T: 0 seconds :eek: OMG it's happening!

T: 60 seconds :D This is going to be amazing especially with this potentially improved BMR driver out of left field

T: 61 seconds :facepalm: I just got the curved rosewood's though

If someone is willing to buy a (slightly dusty from spring cleaning) mint pair of curved rosewood BMR V2 I'll happily re-route the money to place a pre-order sight unseen on these to further fund development.

Given the state of class D amp development in general (especially the the budget market), the burgeoning high-power/low-cost used market for the last generation of purifi/ncore/whatever-that-one-with-the-p-is, and the aging but still powerful class a/b used market that will get a boost from people making the switch to the newest gen class-D I don't think overall sensitivity should really be high on the design list anymore.

Power is cheap and only going to get cheaper.
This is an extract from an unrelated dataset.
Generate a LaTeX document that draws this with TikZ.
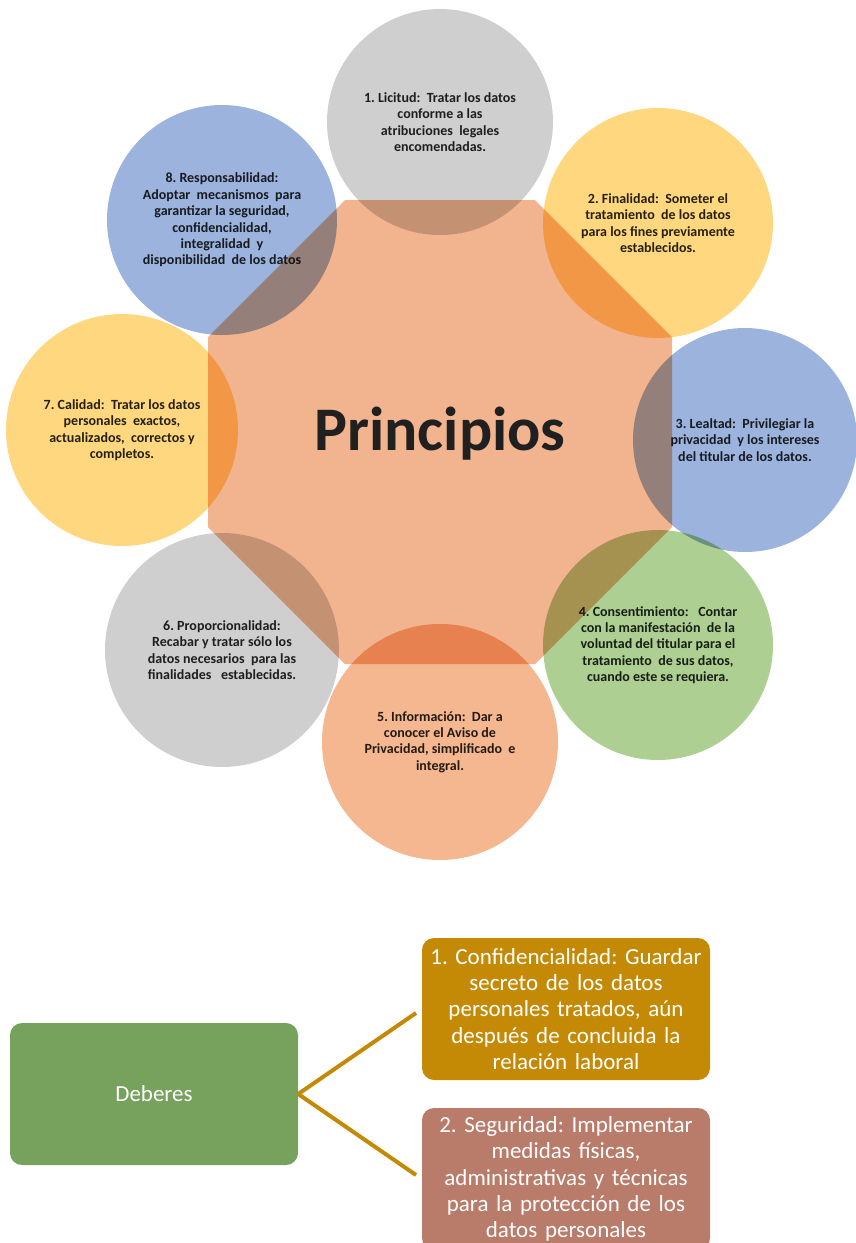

I'd trade a mid-70s DB sensitivity for increased power handling capabilities. That means you could run them in a 'normal' room on 125W (1%@4ohm PA5) at 3m and hit ~86dbSPL and that's before you even use subwoofers to handle the most energy intensive part of the range.
 
Just posted my pair for sale actually:
 
It surprised the heck out of me. It opens up the possibility of doing a truly high output design, but a suitable tweeter would still be a problem.
Will be interesting to see the options for higher power handlings ribbons. It seems major manufacturers that use ribbons fabricate their own (Elac, Dali), while some smaller companies have them built to spec (Concident), where it may not be obvious who their builder is. Then there are the common ones available for custom builds like the Dayton, Fostex, and HiVi, plus the RAAL and apparently a few others. Apparently if you spend enough $ Raal has models that can handle higher power levels?